BTW - fan-fold is relatively inexpensive and also works well to protect your floors, especially if you are just working in a small area. It worked like a dream.

BTW2 - to cut the fan fold, we set up an old card table with an old piece of door slung across it. It made a great cutting board and was easily moved around the house.

BTW3 - we only did this insulation to exterior walls and did not do the ceiling.


Here are some lighting pics.

One of the things I did before we insulated was to take a picture of every single place there was a wire, duct, or any kind of plumbing. That way, we'll have a reference if we ever need to know where something is located behind a wall or underneath the insulation.

Okay - not many pics of the electrical. What I do have here are pics of the fans - one in each bathroom. Dave ordered them up and they will be super quiet. The other picture is of some of the eyeball lights we are putting in the house (Nora Lighting). They are adjustable spots lights of a sort to light up artwork and such things. They have a very big area they can light and their profile is small (4"). We have 6 in the house all together.

When you do your lighting, walk through every single room and figure out how you are going to use it and how it will be lighted and then you will figure out where to put switches, dimmers, and things like that.

We opted to only include dimmers in the dining room for right now as they are expensive when you start adding them to all your lights, though that is a goal.

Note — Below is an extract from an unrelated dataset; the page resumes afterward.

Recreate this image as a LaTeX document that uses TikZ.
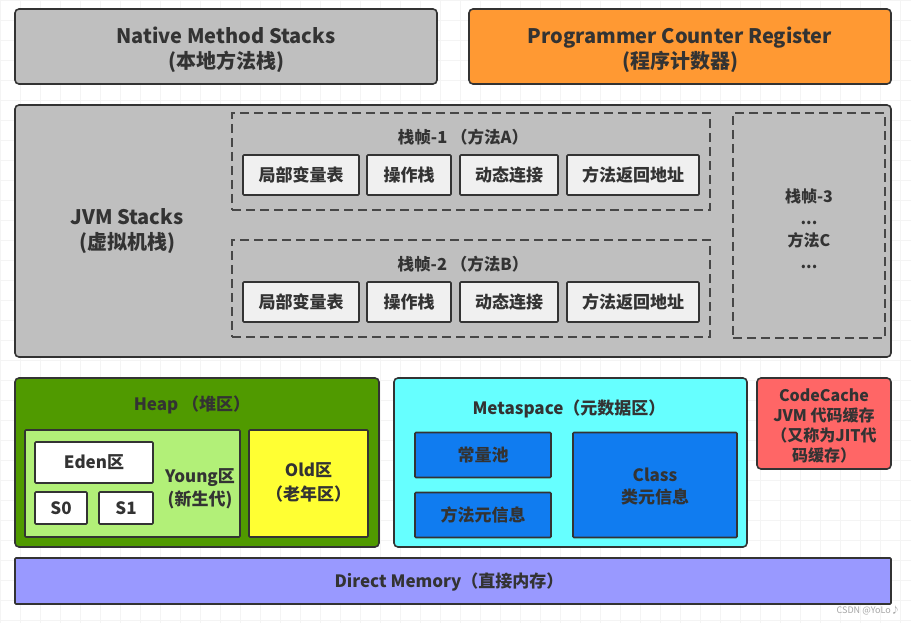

As previously posted, our rough plumbing was completed and passed inspection just fine. I've added some pics.


I found the pictures. Here's the shed before and after. Dave and I cut down all the overgrown shrubs and trees out back of the shed. I would like to make a patio area out there over the next year or two. The shed is in kind of rough shape but I wanted to get it scraped and painted, at least. It's really pleasant out back of the shed. Maybe next year it will get done. We also thought we might get the roof replaced on the shed this fall but I'm not sure we'll get to it.


Even though this post is a bit out of sync, I thought I would include it. Here's a picture of Dave and Jay Harding about 5:30 on a Friday afternoon, having a beer after a long and busy day doing electrical work.

Ignore the shed in the background. That was MY summer project. I scraped and painted it. If I can find a picture, I'll put that up. Emma, our awesome Yellow Lab, is in the foreground. She loves to participate in everything.


Yup. The time is near. Dave contacted Jerry Knibbs a few days ago and told him we would be ready for his crew this coming week. Due to another very large roofing job, though, Jerry's crew can't make it until the end of the following week.

Today is the beginning of a holiday weekend (3 days) and Dave took the day off today. We are building boxes around the corner duct work in the dining room and working on other various things.

Our geothermal unit was also delivered the other day. It's larger than I thought and is currently sitting on a pallet on the basement floor. It will eventually be hung from the ceiling.


We believe Margaret has left the building. I'm almost sorry. Almost. I wish her well.

However...a garter snake took her place but Dave evicted her quickly.